## The exercise:
Take the lines from the beginning of the data below through the line holding "(nb.south |- sb.north);" and return exactly those.

## Recorded information:
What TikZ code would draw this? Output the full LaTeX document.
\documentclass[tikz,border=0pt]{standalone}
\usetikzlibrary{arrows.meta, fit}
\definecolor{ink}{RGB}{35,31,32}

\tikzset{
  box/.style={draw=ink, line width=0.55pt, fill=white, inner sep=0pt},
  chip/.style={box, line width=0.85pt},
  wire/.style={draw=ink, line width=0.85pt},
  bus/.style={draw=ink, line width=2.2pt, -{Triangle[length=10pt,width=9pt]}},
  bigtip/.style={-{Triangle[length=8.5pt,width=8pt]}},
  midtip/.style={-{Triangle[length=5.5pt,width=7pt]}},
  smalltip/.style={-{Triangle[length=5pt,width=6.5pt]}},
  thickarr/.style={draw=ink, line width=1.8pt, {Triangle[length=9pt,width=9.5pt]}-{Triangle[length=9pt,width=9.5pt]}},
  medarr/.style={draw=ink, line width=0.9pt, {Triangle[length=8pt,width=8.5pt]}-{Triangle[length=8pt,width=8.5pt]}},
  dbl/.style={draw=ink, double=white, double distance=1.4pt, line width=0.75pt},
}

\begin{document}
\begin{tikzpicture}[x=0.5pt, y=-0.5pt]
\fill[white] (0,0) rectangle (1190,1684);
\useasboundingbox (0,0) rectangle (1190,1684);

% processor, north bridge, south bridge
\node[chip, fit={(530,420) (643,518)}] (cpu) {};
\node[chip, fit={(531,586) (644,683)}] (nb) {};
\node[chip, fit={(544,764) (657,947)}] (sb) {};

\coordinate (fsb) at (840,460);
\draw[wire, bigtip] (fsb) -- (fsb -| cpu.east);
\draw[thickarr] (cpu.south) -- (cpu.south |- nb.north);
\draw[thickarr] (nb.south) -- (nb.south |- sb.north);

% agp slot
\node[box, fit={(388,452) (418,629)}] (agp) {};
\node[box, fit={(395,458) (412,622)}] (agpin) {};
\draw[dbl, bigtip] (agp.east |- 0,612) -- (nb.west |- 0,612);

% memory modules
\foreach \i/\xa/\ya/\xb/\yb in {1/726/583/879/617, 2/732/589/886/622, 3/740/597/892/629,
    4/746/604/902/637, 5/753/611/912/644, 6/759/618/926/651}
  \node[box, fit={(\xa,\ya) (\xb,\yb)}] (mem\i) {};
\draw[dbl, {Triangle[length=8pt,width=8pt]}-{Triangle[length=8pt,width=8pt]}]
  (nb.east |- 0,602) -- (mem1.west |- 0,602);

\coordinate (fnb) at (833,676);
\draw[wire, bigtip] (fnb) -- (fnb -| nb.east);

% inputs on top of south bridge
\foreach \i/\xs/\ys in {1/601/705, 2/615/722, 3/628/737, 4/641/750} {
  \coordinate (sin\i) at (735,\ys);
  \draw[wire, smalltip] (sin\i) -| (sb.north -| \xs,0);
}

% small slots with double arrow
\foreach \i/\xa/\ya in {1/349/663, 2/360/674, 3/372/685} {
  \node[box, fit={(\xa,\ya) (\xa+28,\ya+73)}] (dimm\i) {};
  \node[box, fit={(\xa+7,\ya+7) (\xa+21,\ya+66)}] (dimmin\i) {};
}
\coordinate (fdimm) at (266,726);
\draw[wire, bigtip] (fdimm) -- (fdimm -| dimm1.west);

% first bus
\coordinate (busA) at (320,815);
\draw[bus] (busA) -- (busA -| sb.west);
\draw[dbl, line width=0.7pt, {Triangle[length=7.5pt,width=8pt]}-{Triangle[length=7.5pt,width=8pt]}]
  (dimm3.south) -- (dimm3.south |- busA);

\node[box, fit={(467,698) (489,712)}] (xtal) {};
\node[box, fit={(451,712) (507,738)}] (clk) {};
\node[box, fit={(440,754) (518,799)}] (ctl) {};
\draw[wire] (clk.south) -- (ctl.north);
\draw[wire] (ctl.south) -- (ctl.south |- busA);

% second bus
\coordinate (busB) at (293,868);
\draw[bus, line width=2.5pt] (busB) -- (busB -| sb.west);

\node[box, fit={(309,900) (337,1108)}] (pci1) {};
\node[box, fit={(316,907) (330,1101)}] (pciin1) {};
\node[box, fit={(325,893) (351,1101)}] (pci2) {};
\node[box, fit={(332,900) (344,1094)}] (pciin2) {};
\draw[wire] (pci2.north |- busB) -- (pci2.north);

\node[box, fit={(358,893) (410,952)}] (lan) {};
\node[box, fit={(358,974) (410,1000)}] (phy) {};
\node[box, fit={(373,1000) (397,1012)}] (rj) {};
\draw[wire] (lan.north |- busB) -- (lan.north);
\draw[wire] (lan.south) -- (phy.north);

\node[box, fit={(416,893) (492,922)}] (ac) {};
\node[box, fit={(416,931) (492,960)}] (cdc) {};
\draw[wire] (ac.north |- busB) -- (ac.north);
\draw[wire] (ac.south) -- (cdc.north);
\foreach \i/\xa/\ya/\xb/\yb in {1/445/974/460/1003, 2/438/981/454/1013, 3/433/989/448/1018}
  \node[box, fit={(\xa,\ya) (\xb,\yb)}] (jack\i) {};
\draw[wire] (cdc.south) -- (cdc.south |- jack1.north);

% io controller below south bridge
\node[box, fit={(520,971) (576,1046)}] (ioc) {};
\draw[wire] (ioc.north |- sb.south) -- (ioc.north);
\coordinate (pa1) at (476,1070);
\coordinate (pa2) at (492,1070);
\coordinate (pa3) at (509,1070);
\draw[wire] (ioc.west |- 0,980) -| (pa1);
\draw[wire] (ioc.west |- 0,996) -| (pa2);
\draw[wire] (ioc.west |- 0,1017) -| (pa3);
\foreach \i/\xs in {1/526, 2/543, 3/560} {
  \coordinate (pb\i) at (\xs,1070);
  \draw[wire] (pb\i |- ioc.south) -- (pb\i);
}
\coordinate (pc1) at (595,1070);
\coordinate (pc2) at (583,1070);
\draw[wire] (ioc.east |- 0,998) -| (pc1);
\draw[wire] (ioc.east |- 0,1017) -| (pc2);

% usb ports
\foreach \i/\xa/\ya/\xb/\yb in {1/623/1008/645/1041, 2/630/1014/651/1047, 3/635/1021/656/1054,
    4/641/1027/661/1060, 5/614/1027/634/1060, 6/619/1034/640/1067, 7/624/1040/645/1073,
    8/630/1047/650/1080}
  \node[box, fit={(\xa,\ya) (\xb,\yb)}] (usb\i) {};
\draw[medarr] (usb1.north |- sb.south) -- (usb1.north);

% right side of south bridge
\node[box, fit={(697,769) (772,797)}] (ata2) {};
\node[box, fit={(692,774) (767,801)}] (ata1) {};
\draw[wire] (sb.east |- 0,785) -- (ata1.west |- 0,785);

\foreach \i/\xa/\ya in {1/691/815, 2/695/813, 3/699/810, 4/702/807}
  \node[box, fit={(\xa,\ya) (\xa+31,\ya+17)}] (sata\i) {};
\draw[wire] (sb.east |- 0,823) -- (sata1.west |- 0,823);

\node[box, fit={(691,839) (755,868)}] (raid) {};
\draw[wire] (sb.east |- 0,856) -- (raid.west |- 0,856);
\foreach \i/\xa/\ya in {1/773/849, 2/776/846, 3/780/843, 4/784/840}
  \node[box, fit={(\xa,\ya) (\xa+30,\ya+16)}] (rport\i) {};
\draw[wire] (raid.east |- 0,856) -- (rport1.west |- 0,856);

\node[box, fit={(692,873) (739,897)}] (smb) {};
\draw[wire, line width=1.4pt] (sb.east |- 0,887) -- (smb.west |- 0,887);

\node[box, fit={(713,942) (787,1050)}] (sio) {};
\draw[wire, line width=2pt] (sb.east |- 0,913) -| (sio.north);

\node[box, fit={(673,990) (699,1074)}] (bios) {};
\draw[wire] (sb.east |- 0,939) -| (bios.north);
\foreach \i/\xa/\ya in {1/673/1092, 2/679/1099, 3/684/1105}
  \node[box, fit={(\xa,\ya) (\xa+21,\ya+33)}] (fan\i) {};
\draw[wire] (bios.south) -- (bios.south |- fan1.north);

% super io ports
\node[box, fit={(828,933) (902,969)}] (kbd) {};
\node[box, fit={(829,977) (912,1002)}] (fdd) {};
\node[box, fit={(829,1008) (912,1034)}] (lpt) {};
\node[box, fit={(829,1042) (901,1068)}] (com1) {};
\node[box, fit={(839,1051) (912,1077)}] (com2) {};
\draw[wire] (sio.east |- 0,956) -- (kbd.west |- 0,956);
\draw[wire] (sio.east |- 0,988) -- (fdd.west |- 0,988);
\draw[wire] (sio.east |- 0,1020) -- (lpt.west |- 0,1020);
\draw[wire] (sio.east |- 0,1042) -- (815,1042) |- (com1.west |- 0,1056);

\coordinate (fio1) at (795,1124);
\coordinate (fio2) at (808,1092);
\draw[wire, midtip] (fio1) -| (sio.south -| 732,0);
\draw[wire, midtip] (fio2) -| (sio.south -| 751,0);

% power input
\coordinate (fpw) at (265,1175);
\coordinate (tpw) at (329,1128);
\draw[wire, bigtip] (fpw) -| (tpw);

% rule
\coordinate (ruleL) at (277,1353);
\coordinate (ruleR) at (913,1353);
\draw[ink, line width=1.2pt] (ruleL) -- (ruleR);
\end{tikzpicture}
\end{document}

## The response:
What TikZ code would draw this? Output the full LaTeX document.
\documentclass[tikz,border=0pt]{standalone}
\usetikzlibrary{arrows.meta, fit}
\definecolor{ink}{RGB}{35,31,32}

\tikzset{
  box/.style={draw=ink, line width=0.55pt, fill=white, inner sep=0pt},
  chip/.style={box, line width=0.85pt},
  wire/.style={draw=ink, line width=0.85pt},
  bus/.style={draw=ink, line width=2.2pt, -{Triangle[length=10pt,width=9pt]}},
  bigtip/.style={-{Triangle[length=8.5pt,width=8pt]}},
  midtip/.style={-{Triangle[length=5.5pt,width=7pt]}},
  smalltip/.style={-{Triangle[length=5pt,width=6.5pt]}},
  thickarr/.style={draw=ink, line width=1.8pt, {Triangle[length=9pt,width=9.5pt]}-{Triangle[length=9pt,width=9.5pt]}},
  medarr/.style={draw=ink, line width=0.9pt, {Triangle[length=8pt,width=8.5pt]}-{Triangle[length=8pt,width=8.5pt]}},
  dbl/.style={draw=ink, double=white, double distance=1.4pt, line width=0.75pt},
}

\begin{document}
\begin{tikzpicture}[x=0.5pt, y=-0.5pt]
\fill[white] (0,0) rectangle (1190,1684);
\useasboundingbox (0,0) rectangle (1190,1684);

% processor, north bridge, south bridge
\node[chip, fit={(530,420) (643,518)}] (cpu) {};
\node[chip, fit={(531,586) (644,683)}] (nb) {};
\node[chip, fit={(544,764) (657,947)}] (sb) {};

\coordinate (fsb) at (840,460);
\draw[wire, bigtip] (fsb) -- (fsb -| cpu.east);
\draw[thickarr] (cpu.south) -- (cpu.south |- nb.north);
\draw[thickarr] (nb.south) -- (nb.south |- sb.north);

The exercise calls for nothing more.